> Written instruction
Transcribe the listing in full, excluding any pictures.

** Start Dataset excerpt **

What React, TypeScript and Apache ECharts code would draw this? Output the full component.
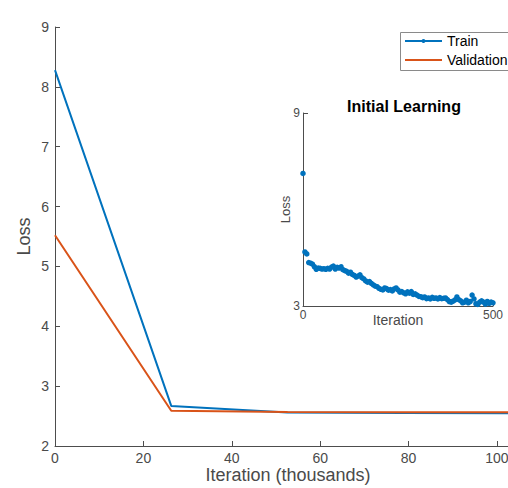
import React, { useEffect, useRef } from "react";
import * as echarts from "echarts";

const epochX = [0, 26.3, 52.6, 78.9, 105.2];
const trainLoss = [8.28, 2.67, 2.56, 2.55, 2.545];
const valLoss = [5.52, 2.59, 2.57, 2.565, 2.563];

const seriesNames = ["Train", "Validation"];

const insetIter = [
  0, 5, 10, 15, 20, 25, 30, 35, 40, 45, 50, 55, 60, 65, 70, 75, 80, 85, 90, 95,
  100, 105, 110, 115, 120, 125, 130, 135, 140, 145, 150, 155, 160, 165, 170, 175, 180, 185, 190, 195,
  200, 205, 210, 215, 220, 225, 230, 235, 240, 245, 250, 255, 260, 265, 270, 275, 280, 285, 290, 295,
  300, 305, 310, 315, 320, 325, 330, 335, 340, 345, 350, 355, 360, 365, 370, 375, 380, 385, 390, 395,
  400, 405, 410, 415, 420, 425, 430, 435, 440, 445, 450, 455, 460, 465, 470, 475, 480, 485, 490, 495, 500,
];
const insetLoss = [
  7.12, 4.68, 4.62, 4.35, 4.33, 4.3, 4.22, 4.14, 4.18, 4.17, 4.15, 4.16, 4.14, 4.17, 4.15, 4.21, 4.24, 4.15, 4.2, 4.18,
  4.22, 4.13, 4.1, 4.08, 4.02, 4.05, 3.98, 3.95, 3.9, 3.93, 3.97, 3.88, 3.84, 3.78, 3.74, 3.76, 3.7, 3.66, 3.62, 3.6,
  3.55, 3.52, 3.5, 3.56, 3.54, 3.49, 3.51, 3.47, 3.53, 3.56, 3.5, 3.43, 3.45, 3.41, 3.38, 3.44, 3.4, 3.45, 3.36, 3.38,
  3.34, 3.3, 3.29, 3.26, 3.28, 3.23, 3.25, 3.22, 3.27, 3.24, 3.25, 3.22, 3.26, 3.23, 3.24, 3.25, 3.2, 3.14, 3.12, 3.15,
  3.19, 3.28, 3.2, 3.16, 3.1, 3.12, 3.18, 3.1, 3.14, 3.34, 3.22, 3.07, 3.05, 3.12, 3.16, 3.12, 3.06, 3.14, 3.08, 3.12, 3.1,
];

const BLUE = "#0072BD";
const ORANGE = "#D95319";
const AXIS = "#4d4d4d";
const TEXT = "#4a4a4a";
const FONT = "'Liberation Sans', Arial, Helvetica, sans-serif";

export default function App() {
  const ref = useRef<HTMLDivElement>(null);
  useEffect(() => {
    if (!ref.current) return;
    const chart = echarts.init(ref.current, null, { renderer: "svg" });
    const axisCommon = {
      axisLine: { show: true, lineStyle: { color: AXIS, width: 1 } },
      axisTick: { show: true, inside: true, length: 5, lineStyle: { color: AXIS } },
      splitLine: { show: false },
      nameMoveOverlap: false,
    };
    const legendColors = [BLUE, ORANGE];
    const legendGraphics: any[] = [
      {
        type: "rect",
        shape: { x: 400.5, y: 32.5, width: 120, height: 38 },
        style: { fill: "#fff", stroke: "#8a8a8a", lineWidth: 1 },
        z: 100,
      },
    ];
    seriesNames.forEach((name, i) => {
      const y = 41 + i * 19;
      legendGraphics.push({
        type: "line",
        shape: { x1: 405, y1: y, x2: 442, y2: y },
        style: { stroke: legendColors[i], lineWidth: 2 },
        z: 101,
      });
      if (i === 0) {
        legendGraphics.push({
          type: "circle",
          shape: { cx: 423.5, cy: y, r: 2 },
          style: { fill: BLUE },
          z: 102,
        });
      }
      legendGraphics.push({
        type: "text",
        x: 447,
        y,
        style: {
          text: name,
          fontSize: 14,
          fontFamily: FONT,
          fill: "#000",
          verticalAlign: "middle",
        },
        z: 101,
      });
    });
    chart.setOption({
      animation: false,
      backgroundColor: "#ffffff",
      textStyle: { fontFamily: FONT },
      title: {
        text: "Initial Learning",
        left: 399,
        top: 93,
        textAlign: "center",
        textStyle: { fontSize: 16, fontWeight: "bold", color: "#000", fontFamily: FONT },
      },
      graphic: legendGraphics,
      grid: [
        { left: 55, top: 27, right: 0, height: 419, containLabel: false, outerBoundsMode: "none" },
        { left: 303, top: 113, width: 190, height: 193, containLabel: false, outerBoundsMode: "none" },
      ],
      xAxis: [
        {
          ...axisCommon,
          gridIndex: 0,
          type: "value",
          min: 0,
          max: 102.5,
          interval: 20,
          name: "Iteration (thousands)",
          nameLocation: "middle",
          nameGap: 20,
          nameTextStyle: { color: TEXT, fontSize: 18, fontFamily: FONT, padding: [0, 0, 0, 13] },
          axisLabel: { color: TEXT, fontSize: 14, fontFamily: FONT, margin: 5, showMaxLabel: false },
        },
        {
          ...axisCommon,
          gridIndex: 1,
          type: "value",
          min: 0,
          max: 500,
          interval: 500,
          name: "Iteration",
          nameLocation: "middle",
          nameGap: 7,
          nameTextStyle: { color: TEXT, fontSize: 14, fontFamily: FONT },
          axisLabel: { color: TEXT, fontSize: 12, fontFamily: FONT, margin: 3 },
        },
      ],
      yAxis: [
        {
          ...axisCommon,
          gridIndex: 0,
          type: "value",
          min: 2,
          max: 9,
          interval: 1,
          name: "Loss",
          nameLocation: "middle",
          nameGap: 22,
          nameTextStyle: { color: TEXT, fontSize: 18, fontFamily: FONT },
          axisLabel: { color: TEXT, fontSize: 14, fontFamily: FONT, margin: 6 },
        },
        {
          ...axisCommon,
          gridIndex: 1,
          type: "value",
          min: 3,
          max: 9,
          interval: 6,
          name: "Loss",
          nameLocation: "middle",
          nameGap: 11,
          nameTextStyle: { color: TEXT, fontSize: 13, fontFamily: FONT },
          axisLabel: { color: TEXT, fontSize: 12, fontFamily: FONT, margin: 3 },
        },
      ],
      series: [
        {
          name: seriesNames[0],
          type: "line",
          xAxisIndex: 0,
          yAxisIndex: 0,
          data: epochX.map((x, i) => [x, trainLoss[i]]),
          showSymbol: false,
          symbol: "none",
          lineStyle: { color: BLUE, width: 2 },
          itemStyle: { color: BLUE },
        },
        {
          name: seriesNames[1],
          type: "line",
          xAxisIndex: 0,
          yAxisIndex: 0,
          data: epochX.map((x, i) => [x, valLoss[i]]),
          symbol: "none",
          lineStyle: { color: ORANGE, width: 2 },
          itemStyle: { color: ORANGE },
        },
        {
          name: "Initial",
          type: "scatter",
          xAxisIndex: 1,
          yAxisIndex: 1,
          data: insetIter.map((x, i) => [x, insetLoss[i]]),
          symbol: "circle",
          symbolSize: 5.5,
          itemStyle: { color: BLUE, opacity: 1 },
        },
      ],
    });
    return () => chart.dispose();
  }, []);
  return (
    <div
      ref={ref}
      style={{ position: "absolute", left: 0, top: 0, width: 508, height: 488 }}
    />
  );
}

** End Dataset excerpt **

> Task solution
What React, TypeScript and Apache ECharts code would draw this? Output the full component.
import React, { useEffect, useRef } from "react";
import * as echarts from "echarts";

const epochX = [0, 26.3, 52.6, 78.9, 105.2];
const trainLoss = [8.28, 2.67, 2.56, 2.55, 2.545];
const valLoss = [5.52, 2.59, 2.57, 2.565, 2.563];

const seriesNames = ["Train", "Validation"];

const insetIter = [
  0, 5, 10, 15, 20, 25, 30, 35, 40, 45, 50, 55, 60, 65, 70, 75, 80, 85, 90, 95,
  100, 105, 110, 115, 120, 125, 130, 135, 140, 145, 150, 155, 160, 165, 170, 175, 180, 185, 190, 195,
  200, 205, 210, 215, 220, 225, 230, 235, 240, 245, 250, 255, 260, 265, 270, 275, 280, 285, 290, 295,
  300, 305, 310, 315, 320, 325, 330, 335, 340, 345, 350, 355, 360, 365, 370, 375, 380, 385, 390, 395,
  400, 405, 410, 415, 420, 425, 430, 435, 440, 445, 450, 455, 460, 465, 470, 475, 480, 485, 490, 495, 500,
];
const insetLoss = [
  7.12, 4.68, 4.62, 4.35, 4.33, 4.3, 4.22, 4.14, 4.18, 4.17, 4.15, 4.16, 4.14, 4.17, 4.15, 4.21, 4.24, 4.15, 4.2, 4.18,
  4.22, 4.13, 4.1, 4.08, 4.02, 4.05, 3.98, 3.95, 3.9, 3.93, 3.97, 3.88, 3.84, 3.78, 3.74, 3.76, 3.7, 3.66, 3.62, 3.6,
  3.55, 3.52, 3.5, 3.56, 3.54, 3.49, 3.51, 3.47, 3.53, 3.56, 3.5, 3.43, 3.45, 3.41, 3.38, 3.44, 3.4, 3.45, 3.36, 3.38,
  3.34, 3.3, 3.29, 3.26, 3.28, 3.23, 3.25, 3.22, 3.27, 3.24, 3.25, 3.22, 3.26, 3.23, 3.24, 3.25, 3.2, 3.14, 3.12, 3.15,
  3.19, 3.28, 3.2, 3.16, 3.1, 3.12, 3.18, 3.1, 3.14, 3.34, 3.22, 3.07, 3.05, 3.12, 3.16, 3.12, 3.06, 3.14, 3.08, 3.12, 3.1,
];

const BLUE = "#0072BD";
const ORANGE = "#D95319";
const AXIS = "#4d4d4d";
const TEXT = "#4a4a4a";
const FONT = "'Liberation Sans', Arial, Helvetica, sans-serif";

export default function App() {
  const ref = useRef<HTMLDivElement>(null);
  useEffect(() => {
    if (!ref.current) return;
    const chart = echarts.init(ref.current, null, { renderer: "svg" });
    const axisCommon = {
      axisLine: { show: true, lineStyle: { color: AXIS, width: 1 } },
      axisTick: { show: true, inside: true, length: 5, lineStyle: { color: AXIS } },
      splitLine: { show: false },
      nameMoveOverlap: false,
    };
    const legendColors = [BLUE, ORANGE];
    const legendGraphics: any[] = [
      {
        type: "rect",
        shape: { x: 400.5, y: 32.5, width: 120, height: 38 },
        style: { fill: "#fff", stroke: "#8a8a8a", lineWidth: 1 },
        z: 100,
      },
    ];
    seriesNames.forEach((name, i) => {
      const y = 41 + i * 19;
      legendGraphics.push({
        type: "line",
        shape: { x1: 405, y1: y, x2: 442, y2: y },
        style: { stroke: legendColors[i], lineWidth: 2 },
        z: 101,
      });
      if (i === 0) {
        legendGraphics.push({
          type: "circle",
          shape: { cx: 423.5, cy: y, r: 2 },
          style: { fill: BLUE },
          z: 102,
        });
      }
      legendGraphics.push({
        type: "text",
        x: 447,
        y,
        style: {
          text: name,
          fontSize: 14,
          fontFamily: FONT,
          fill: "#000",
          verticalAlign: "middle",
        },
        z: 101,
      });
    });
    chart.setOption({
      animation: false,
      backgroundColor: "#ffffff",
      textStyle: { fontFamily: FONT },
      title: {
        text: "Initial Learning",
        left: 399,
        top: 93,
        textAlign: "center",
        textStyle: { fontSize: 16, fontWeight: "bold", color: "#000", fontFamily: FONT },
      },
      graphic: legendGraphics,
      grid: [
        { left: 55, top: 27, right: 0, height: 419, containLabel: false, outerBoundsMode: "none" },
        { left: 303, top: 113, width: 190, height: 193, containLabel: false, outerBoundsMode: "none" },
      ],
      xAxis: [
        {
          ...axisCommon,
          gridIndex: 0,
          type: "value",
          min: 0,
          max: 102.5,
          interval: 20,
          name: "Iteration (thousands)",
          nameLocation: "middle",
          nameGap: 20,
          nameTextStyle: { color: TEXT, fontSize: 18, fontFamily: FONT, padding: [0, 0, 0, 13] },
          axisLabel: { color: TEXT, fontSize: 14, fontFamily: FONT, margin: 5, showMaxLabel: false },
        },
        {
          ...axisCommon,
          gridIndex: 1,
          type: "value",
          min: 0,
          max: 500,
          interval: 500,
          name: "Iteration",
          nameLocation: "middle",
          nameGap: 7,
          nameTextStyle: { color: TEXT, fontSize: 14, fontFamily: FONT },
          axisLabel: { color: TEXT, fontSize: 12, fontFamily: FONT, margin: 3 },
        },
      ],
      yAxis: [
        {
          ...axisCommon,
          gridIndex: 0,
          type: "value",
          min: 2,
          max: 9,
          interval: 1,
          name: "Loss",
          nameLocation: "middle",
          nameGap: 22,
          nameTextStyle: { color: TEXT, fontSize: 18, fontFamily: FONT },
          axisLabel: { color: TEXT, fontSize: 14, fontFamily: FONT, margin: 6 },
        },
        {
          ...axisCommon,
          gridIndex: 1,
          type: "value",
          min: 3,
          max: 9,
          interval: 6,
          name: "Loss",
          nameLocation: "middle",
          nameGap: 11,
          nameTextStyle: { color: TEXT, fontSize: 13, fontFamily: FONT },
          axisLabel: { color: TEXT, fontSize: 12, fontFamily: FONT, margin: 3 },
        },
      ],
      series: [
        {
          name: seriesNames[0],
          type: "line",
          xAxisIndex: 0,
          yAxisIndex: 0,
          data: epochX.map((x, i) => [x, trainLoss[i]]),
          showSymbol: false,
          symbol: "none",
          lineStyle: { color: BLUE, width: 2 },
          itemStyle: { color: BLUE },
        },
        {
          name: seriesNames[1],
          type: "line",
          xAxisIndex: 0,
          yAxisIndex: 0,
          data: epochX.map((x, i) => [x, valLoss[i]]),
          symbol: "none",
          lineStyle: { color: ORANGE, width: 2 },
          itemStyle: { color: ORANGE },
        },
        {
          name: "Initial",
          type: "scatter",
          xAxisIndex: 1,
          yAxisIndex: 1,
          data: insetIter.map((x, i) => [x, insetLoss[i]]),
          symbol: "circle",
          symbolSize: 5.5,
          itemStyle: { color: BLUE, opacity: 1 },
        },
      ],
    });
    return () => chart.dispose();
  }, []);
  return (
    <div
      ref={ref}
      style={{ position: "absolute", left: 0, top: 0, width: 508, height: 488 }}
    />
  );
}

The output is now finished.